Army nurses washed Evison’s hair and shaved his face in preparation for the arrival of his parents, his sister Lizzy, and a small number of his closest friends. Mrs. Evison noticed the suntan marks on her son’s feet where he had been wearing flip-flops inside the base, and that he still sweated. Evison’s treatment book from Camp Bastion recorded details of the more than thirty pints of blood and a similar amount of plasma and platelets he’d been given. In it, Padre Eddie Wynn, an army chaplain, wrote of the privilege it had been to sit with him during his final hours. “Your family loves you and I know that you will rest in peace in God’s loving arms.” At 10:23 a.m. on May 12, Margaret and David Evison turned off their son’s life-support machine.

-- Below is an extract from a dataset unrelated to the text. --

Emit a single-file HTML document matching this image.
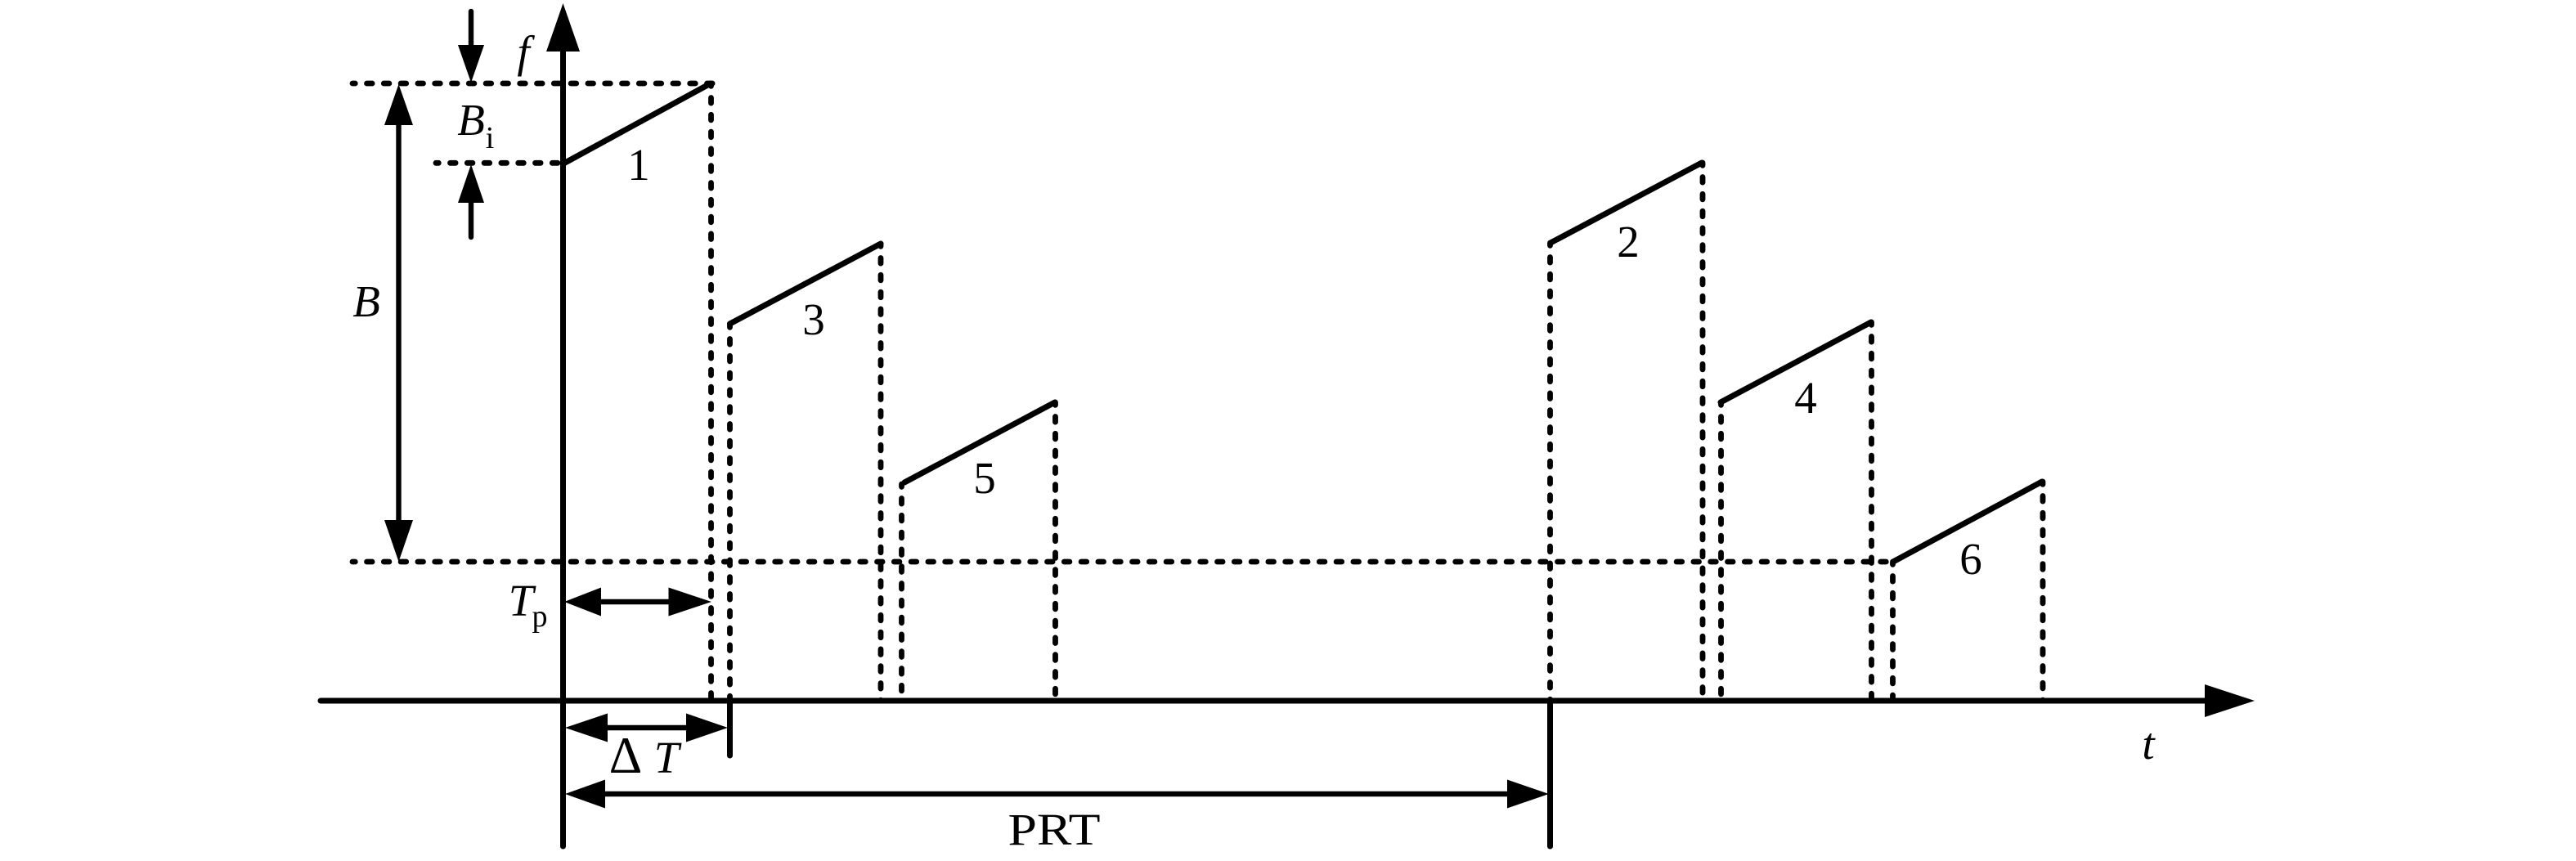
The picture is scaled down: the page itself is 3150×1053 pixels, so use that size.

In his tribute to Evison, Thorneloe declared: “He was a natural leader—tactically astute, clear sighted and cool and decisive under pressure. I suspect that his life, tragically cut short, would have gone on to shape history.”

[Eventually], it was learned that Evison had probably been killed by friendly fire. A Ministry of Defence report by a firearm and tool mark examiner had determined that the bullet that killed Evison was a 7.62 x 51 mm round—commonly known as a 7.62 NATO—of the type fired by a GPMG. While there was the remote possibility that the Taliban had been firing a weapon captured from the British, the strong likelihood was that he had been hit by GPMG rounds fired from CP Haji Alem. The fort was directly opposite compound 1 whereas the Taliban positions were at a more oblique angle to the doorway where Evison had been shot. “[Expletive] hell, no,” said Guardsman Caswell. “It couldn’t have been, could it? It never even occurred to me. I was content in the knowledge that [the Taliban] took him out. That’s too much.”
For Caswell, the prospect that Evison might well have been killed by one of his own men underlined the futility of Helmand. His beloved platoon com-mander, whose grave he still visited each year, had been leading a patrol that had no discernible purpose from a base that was in the wrong place. The radios did not work, medical equipment was inadequate and the helicopter had taken over an hour to arrive. After CP Haji Alem was evacuated, it was bombed by NATO forces to prevent it being used by the Taliban, its ruins left as a monument to military folly.